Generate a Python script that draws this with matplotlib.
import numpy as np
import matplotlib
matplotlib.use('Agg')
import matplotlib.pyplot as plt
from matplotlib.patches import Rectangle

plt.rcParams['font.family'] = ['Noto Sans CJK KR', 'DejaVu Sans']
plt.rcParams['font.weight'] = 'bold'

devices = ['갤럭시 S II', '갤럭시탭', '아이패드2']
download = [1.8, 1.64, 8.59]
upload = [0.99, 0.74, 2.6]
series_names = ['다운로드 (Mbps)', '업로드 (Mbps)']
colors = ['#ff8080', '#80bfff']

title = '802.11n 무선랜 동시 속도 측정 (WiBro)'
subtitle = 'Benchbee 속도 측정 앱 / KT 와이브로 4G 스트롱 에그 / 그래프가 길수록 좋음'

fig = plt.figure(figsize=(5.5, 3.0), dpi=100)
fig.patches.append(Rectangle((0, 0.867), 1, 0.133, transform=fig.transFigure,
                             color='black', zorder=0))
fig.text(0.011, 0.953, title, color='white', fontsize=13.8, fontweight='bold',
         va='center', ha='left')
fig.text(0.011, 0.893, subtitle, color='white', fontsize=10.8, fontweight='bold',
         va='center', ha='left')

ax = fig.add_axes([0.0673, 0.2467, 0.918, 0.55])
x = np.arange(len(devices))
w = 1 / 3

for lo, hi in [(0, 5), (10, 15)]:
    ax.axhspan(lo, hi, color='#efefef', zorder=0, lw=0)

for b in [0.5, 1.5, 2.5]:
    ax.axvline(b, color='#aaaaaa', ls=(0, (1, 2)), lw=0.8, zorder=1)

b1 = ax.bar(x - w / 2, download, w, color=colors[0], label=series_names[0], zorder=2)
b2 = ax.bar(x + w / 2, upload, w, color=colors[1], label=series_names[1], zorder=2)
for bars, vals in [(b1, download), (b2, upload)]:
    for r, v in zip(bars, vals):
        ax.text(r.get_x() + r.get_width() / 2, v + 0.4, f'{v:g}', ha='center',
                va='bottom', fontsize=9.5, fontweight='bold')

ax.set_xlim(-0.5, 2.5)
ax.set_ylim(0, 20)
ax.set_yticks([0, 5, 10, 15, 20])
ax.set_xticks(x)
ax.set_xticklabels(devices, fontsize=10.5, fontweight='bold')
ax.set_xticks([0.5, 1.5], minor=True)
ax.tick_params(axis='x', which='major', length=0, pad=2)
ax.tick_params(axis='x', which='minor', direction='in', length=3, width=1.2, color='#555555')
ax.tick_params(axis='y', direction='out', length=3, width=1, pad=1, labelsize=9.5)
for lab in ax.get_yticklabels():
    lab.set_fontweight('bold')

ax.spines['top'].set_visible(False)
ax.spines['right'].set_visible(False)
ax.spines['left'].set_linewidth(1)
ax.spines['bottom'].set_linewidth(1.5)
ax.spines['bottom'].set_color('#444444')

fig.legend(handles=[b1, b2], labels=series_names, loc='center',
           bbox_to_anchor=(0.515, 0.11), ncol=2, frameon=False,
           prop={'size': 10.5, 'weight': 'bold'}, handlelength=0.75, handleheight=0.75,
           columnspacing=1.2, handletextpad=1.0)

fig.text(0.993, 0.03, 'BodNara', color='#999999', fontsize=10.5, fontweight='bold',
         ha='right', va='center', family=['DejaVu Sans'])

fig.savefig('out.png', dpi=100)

______

→ **Task brief**: Lines from the start of the material above through the line containing "ax.axhspan(lo, hi, color='#efefef', zorder=0, lw=0)" are to be duplicated exactly, and only those.

→ **Response to this exercise**:
Generate a Python script that draws this with matplotlib.
import numpy as np
import matplotlib
matplotlib.use('Agg')
import matplotlib.pyplot as plt
from matplotlib.patches import Rectangle

plt.rcParams['font.family'] = ['Noto Sans CJK KR', 'DejaVu Sans']
plt.rcParams['font.weight'] = 'bold'

devices = ['갤럭시 S II', '갤럭시탭', '아이패드2']
download = [1.8, 1.64, 8.59]
upload = [0.99, 0.74, 2.6]
series_names = ['다운로드 (Mbps)', '업로드 (Mbps)']
colors = ['#ff8080', '#80bfff']

title = '802.11n 무선랜 동시 속도 측정 (WiBro)'
subtitle = 'Benchbee 속도 측정 앱 / KT 와이브로 4G 스트롱 에그 / 그래프가 길수록 좋음'

fig = plt.figure(figsize=(5.5, 3.0), dpi=100)
fig.patches.append(Rectangle((0, 0.867), 1, 0.133, transform=fig.transFigure,
                             color='black', zorder=0))
fig.text(0.011, 0.953, title, color='white', fontsize=13.8, fontweight='bold',
         va='center', ha='left')
fig.text(0.011, 0.893, subtitle, color='white', fontsize=10.8, fontweight='bold',
         va='center', ha='left')

ax = fig.add_axes([0.0673, 0.2467, 0.918, 0.55])
x = np.arange(len(devices))
w = 1 / 3

for lo, hi in [(0, 5), (10, 15)]:
    ax.axhspan(lo, hi, color='#efefef', zorder=0, lw=0)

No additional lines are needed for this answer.